Meeting of the Parliament (Hybrid)

Retained European Union Law

Meeting date: 22 June 2022

Angus Robertson

I thank Katy Clark for the positive way in which she asked her question. It mirrors the point that was made by her Labour front-bench colleague.

We will have to ascertain which of the UK Government’s proposed list of 2,400 pieces of legislation—which has apparently gone up by 700 in the past week—might or might not have an impact, depending on how the UK Government decides to treat the Sewel convention. Incidentally, if the UK Government wanted to take devolution seriously, it could legislate and limit the scope of its legislation to England or to England and Wales only, such that retained legislation could remain on the statute book in Scotland.

I give a commitment to Katy Clark and to any of her colleagues who have a close interest in particular policy areas that, over the months ahead, we can discuss what needs to be done to protect safeguards, and the most appropriate way of doing that, and to protect the Parliament’s ability to better understand the proposals that are being made, while at the same time having a conscious understanding of the scale of the potential job at hand, given the way in which the UK Government is planning to go forward with this measure.
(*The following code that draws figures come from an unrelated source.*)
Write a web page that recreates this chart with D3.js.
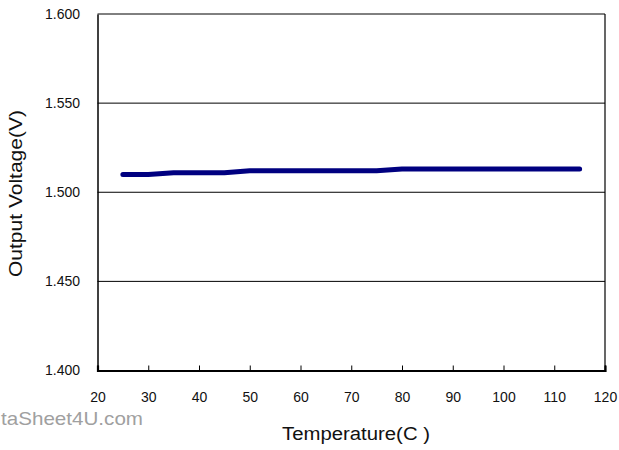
<!DOCTYPE html>
<html><head><meta charset="utf-8">
<script src="https://cdn.jsdelivr.net/npm/d3@7"></script>
<style>body{margin:0;background:#fff}svg{display:block}text{font-family:"Liberation Sans",Arial,sans-serif}</style>
</head><body>
<svg id="c" width="619" height="450"></svg>
<script>
const temps = [25,30,35,40,45,50,55,60,65,70,75,80,85,90,95,100,105,110,115];
const volts = [1.510,1.510,1.511,1.511,1.511,1.512,1.512,1.512,1.512,1.512,1.512,1.513,1.513,1.513,1.513,1.513,1.513,1.513,1.513];
const xTicks = [20,30,40,50,60,70,80,90,100,110,120];
const yTicks = [1.400,1.450,1.500,1.550,1.600];

const svg = d3.select("#c");
const L=97.5,R=605,T=14,B=370.5;
const x = d3.scaleLinear().domain([20,120]).range([L,R]);
const y = d3.scaleLinear().domain([1.4,1.6]).range([B,T]);

// gridlines
svg.append("g").selectAll("line").data(yTicks.filter(d=>d>1.4)).join("line")
  .attr("x1",L).attr("x2",R).attr("y1",d=>y(d)).attr("y2",d=>y(d))
  .attr("stroke","#000").attr("stroke-width",1);
// right border
svg.append("line").attr("x1",R).attr("x2",R).attr("y1",T).attr("y2",B).attr("stroke","#000").attr("stroke-width",1.2);

// x axis
const xa = svg.append("g").attr("transform",`translate(0,${B})`)
  .call(d3.axisBottom(x).tickValues(xTicks).tickSize(-5).tickFormat(d3.format("d")));
xa.select(".domain").attr("stroke-width",2.2);
xa.selectAll(".tick line").attr("stroke-width",1);
xa.selectAll("text").attr("font-size",14).attr("fill","#111").attr("dy",null).attr("y",31.5);
// y axis
const ya = svg.append("g").attr("transform",`translate(${L},0)`)
  .call(d3.axisLeft(y).tickValues(yTicks).tickSize(0).tickPadding(17.5).tickFormat(d3.format(".3f")));
ya.select(".domain").attr("stroke-width",1.5);
ya.selectAll("text").attr("font-size",14).attr("fill","#111").attr("dy","0.3em");

// line
svg.append("path").datum(temps.map((t,i)=>[t,volts[i]]))
  .attr("fill","none").attr("stroke","#000080").attr("stroke-width",5)
  .attr("stroke-linecap","round").attr("stroke-linejoin","round")
  .attr("d",d3.line().x(d=>x(d[0])).y(d=>y(d[1])));

// labels
svg.append("text").attr("transform","translate(22,193.5) rotate(-90)").attr("text-anchor","middle")
  .attr("font-size",19).attr("fill","#111").attr("textLength",167).attr("lengthAdjust","spacingAndGlyphs").text("Output Voltage(V)");
svg.append("text").attr("x",356).attr("y",440).attr("text-anchor","middle")
  .attr("font-size",18).attr("fill","#111").attr("textLength",148).attr("lengthAdjust","spacingAndGlyphs").text("Temperature(C )");
svg.append("text").attr("x",1).attr("y",425)
  .attr("font-size",18.5).attr("fill","#a0a0a0").attr("textLength",142).attr("lengthAdjust","spacingAndGlyphs").text("taSheet4U.com");
</script>
</body></html>
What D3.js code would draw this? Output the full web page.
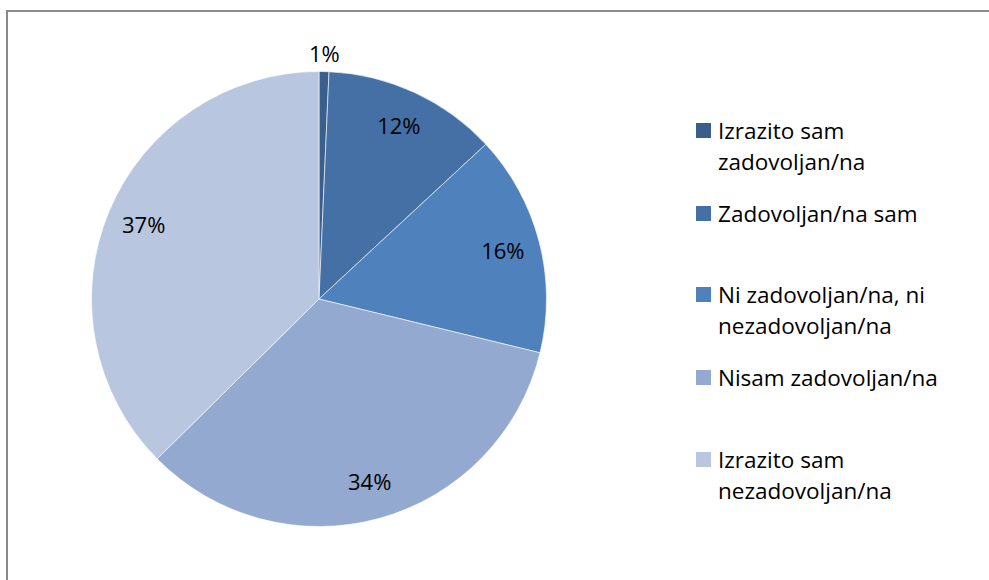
<!DOCTYPE html>
<head>
<meta charset="utf-8" />
</head>
<style>
body {
  margin: 0;
  background: #fff;
  font-family: "Open Sans", Lato, sans-serif;
}
svg {
  display: block;
}
.pctLabel {
  font-size: 22px;
  fill: #000;
}
.legendText {
  font-size: 22.5px;
  fill: #000;
}
</style>
<body>
<script src="https://cdn.jsdelivr.net/npm/d3@7"></script>
<script>
// data
var categories = [
  ["Izrazito sam", "zadovoljan/na"],
  ["Zadovoljan/na sam"],
  ["Ni zadovoljan/na, ni", "nezadovoljan/na"],
  ["Nisam zadovoljan/na"],
  ["Izrazito sam", "nezadovoljan/na"]
];
var values = [0.7, 12.4, 15.7, 33.8, 37.4];
var colors = ["#3b5f8d", "#4570a6", "#4f81bd", "#93a9cf", "#b9c6df"];

var width = 989, height = 580;
var cx = 319, cy = 299, radius = 227.5;

var svg = d3.select("body").append("svg")
  .attr("width", width)
  .attr("height", height);

// chart frame (runs off the right and bottom edges)
svg.append("rect")
  .attr("x", 7).attr("y", 11)
  .attr("width", 1000).attr("height", 620)
  .attr("fill", "none")
  .attr("stroke", "#8a8a8a")
  .attr("stroke-width", 2);

var data = values.map(function(v, i) { return {name: categories[i], value: v, i: i}; });

var pie = d3.pie()
  .value(function(d) { return d.value; })
  .sort(null);

var arc = d3.arc().innerRadius(0).outerRadius(radius);
var labelArc = d3.arc().innerRadius(190).outerRadius(190);
var outerArc = d3.arc().innerRadius(radius + 17).outerRadius(radius + 17);

var total = d3.sum(values);
var g = svg.append("g").attr("transform", "translate(" + cx + "," + cy + ")");

var arcs = pie(data);

g.selectAll("path.slice")
  .data(arcs)
  .enter().append("path")
  .attr("class", "slice")
  .attr("d", arc)
  .attr("fill", function(d) { return colors[d.data.i]; })
  .attr("stroke", "#fff")
  .attr("stroke-width", 0.6);

g.selectAll("text.pctLabel")
  .data(arcs)
  .enter().append("text")
  .attr("class", "pctLabel")
  .attr("text-anchor", "middle")
  .attr("dy", "0.35em")
  .attr("transform", function(d) {
    var pos = d.data.value < 2 ? outerArc.centroid(d) : labelArc.centroid(d);
    return "translate(" + pos + ")";
  })
  .text(function(d) { return Math.round(100 * d.data.value / total) + "%"; });

// legend
var legendY = [123, 206, 287, 370, 452];
var legend = svg.append("g").attr("class", "legend");
var item = legend.selectAll("g")
  .data(data)
  .enter().append("g")
  .attr("transform", function(d, i) { return "translate(696," + legendY[i] + ")"; });

item.append("rect")
  .attr("width", 15).attr("height", 15)
  .attr("fill", function(d) { return colors[d.i]; });

item.append("text")
  .attr("class", "legendText")
  .attr("x", 22)
  .attr("y", 16)
  .selectAll("tspan")
  .data(function(d) { return d.name; })
  .enter().append("tspan")
  .attr("x", 22)
  .attr("dy", function(d, j) { return j === 0 ? 0 : 31; })
  .text(function(d) { return d; });
</script>
</body>
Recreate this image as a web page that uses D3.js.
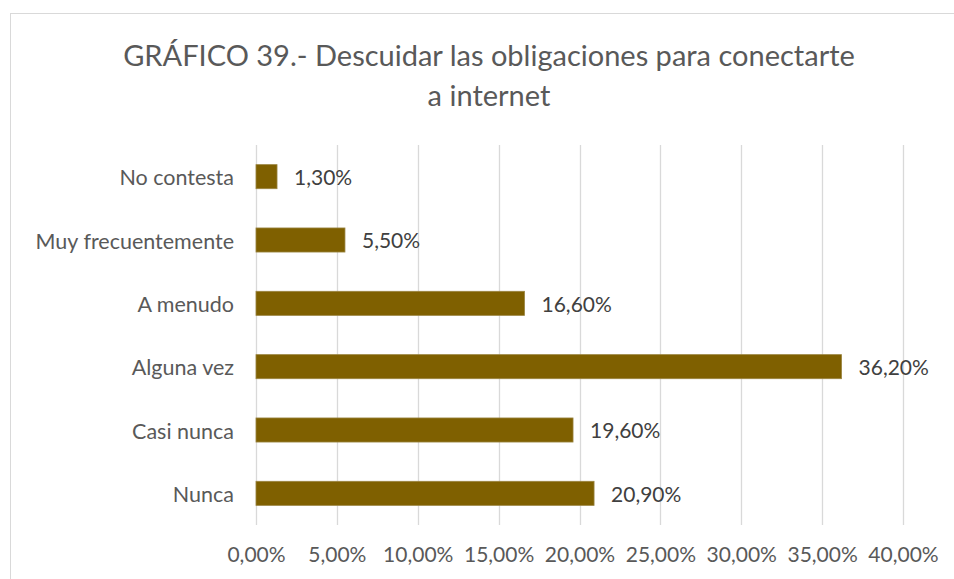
<!DOCTYPE html>
<html>
<head>
<meta charset="utf-8">
<script src="https://cdn.jsdelivr.net/npm/d3@7"></script>
<style>
  html, body { margin: 0; padding: 0; background: #fff; }
  svg { display: block; font-family: Lato, "Open Sans", sans-serif; }
</style>
</head>
<body>
<svg id="chart" width="954" height="579"></svg>
<script>
// datos del gráfico
var categorias = ["No contesta", "Muy frecuentemente", "A menudo", "Alguna vez", "Casi nunca", "Nunca"];
var valores = [1.3, 5.5, 16.6, 36.2, 19.6, 20.9];
var ticks = [0, 5, 10, 15, 20, 25, 30, 35, 40];
var titulo = ["GRÁFICO 39.- Descuidar las obligaciones para conectarte", "a internet"];

var svg = d3.select("#chart"),
    margin = {top: 145, right: 51, bottom: 54, left: 256},
    width = +svg.attr("width"),
    height = +svg.attr("height");

var fmt = function(v) { return v.toFixed(2).replace(".", ",") + "%"; };

// marco
svg.append("rect")
  .attr("x", 10.5).attr("y", 13.5)
  .attr("width", 960).attr("height", 600)
  .attr("fill", "#fff").attr("stroke", "#d9d9d9");

// título
svg.append("g").selectAll("text")
  .data(titulo)
  .enter().append("text")
    .attr("x", 489)
    .attr("y", function(d, i) { return 66 + i * 40; })
    .attr("text-anchor", "middle")
    .attr("font-size", 29)
    .attr("fill", "#595959")
    .text(function(d) { return d; });

var x = d3.scaleLinear()
    .domain([0, 40])
    .range([margin.left, width - margin.right]);

var y = d3.scaleBand()
    .domain(categorias)
    .range([margin.top, height - margin.bottom])
    .paddingInner(0.62)
    .paddingOuter(0.31);

// rejilla
svg.append("g")
  .selectAll("line")
  .data(ticks)
  .enter().append("line")
    .attr("x1", function(d) { return Math.round(x(d)) + 0.5; })
    .attr("x2", function(d) { return Math.round(x(d)) + 0.5; })
    .attr("y1", margin.top)
    .attr("y2", height - margin.bottom)
    .attr("stroke", "#d9d9d9")
    .attr("stroke-width", 1.3);

// eje x
var ejeX = svg.append("g")
    .attr("transform", "translate(0," + (height - margin.bottom) + ")")
    .call(d3.axisBottom(x).tickValues(ticks).tickFormat(fmt).tickSize(0).tickPadding(22));
ejeX.select(".domain").remove();
ejeX.selectAll("text")
    .attr("font-family", "Lato, 'Open Sans', sans-serif")
    .attr("font-size", 21)
    .attr("fill", "#595959");

// eje y
var ejeY = svg.append("g")
    .attr("transform", "translate(" + margin.left + ",0)")
    .call(d3.axisLeft(y).tickSize(0).tickPadding(22));
ejeY.select(".domain").remove();
ejeY.selectAll("text")
    .attr("font-family", "Lato, 'Open Sans', sans-serif")
    .attr("font-size", 21.5)
    .attr("dy", "0.4em")
    .attr("fill", "#595959");

// barras
svg.append("g")
  .selectAll("rect")
  .data(valores)
  .enter().append("rect")
    .attr("x", x(0))
    .attr("y", function(d, i) { return y(categorias[i]); })
    .attr("width", function(d) { return x(d) - x(0); })
    .attr("height", y.bandwidth())
    .attr("fill", "#7f6000")
    .attr("stroke", "#9a8440")
    .attr("stroke-width", 0.8);

// etiquetas de valor
svg.append("g")
  .selectAll("text")
  .data(valores)
  .enter().append("text")
    .attr("x", function(d) { return x(d) + 17; })
    .attr("y", function(d, i) { return y(categorias[i]) + y.bandwidth() / 2; })
    .attr("dy", "0.4em")
    .attr("font-size", 21)
    .attr("fill", "#404040")
    .text(fmt);
</script>
</body>
</html>
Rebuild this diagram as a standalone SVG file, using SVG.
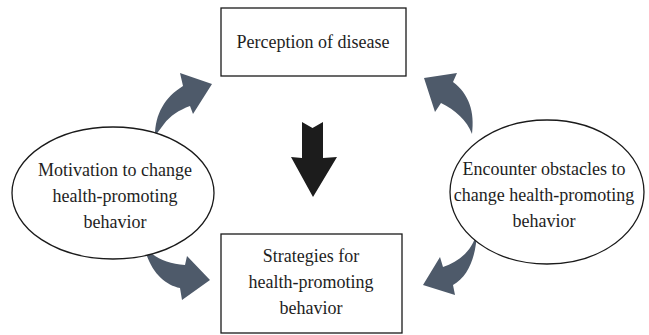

Meeting of the Parliament (Hybrid)

Retained European Union Law

Meeting date: 22 June 2022

Angus Robertson

No, I do not. However, perhaps we can find some common ground on that question. If it is the case that the member and his colleagues are happy to see EU standards as a minimum, they will no doubt be happy to impress on the UK Government that it respect the Sewell convention and this Parliament’s decisions on legislative consent. If the UK Government then wants to legislate on devolved matters while excluding Scotland, it should take the praise for that.

Why do we not work in partnership on that challenge, make the UK Government proceed for England, and let the Scottish Parliament and the Scottish Government work on the standards that are based on the safeguards of European legislation that we agree should be retained? I look forward to that. [Interruption.]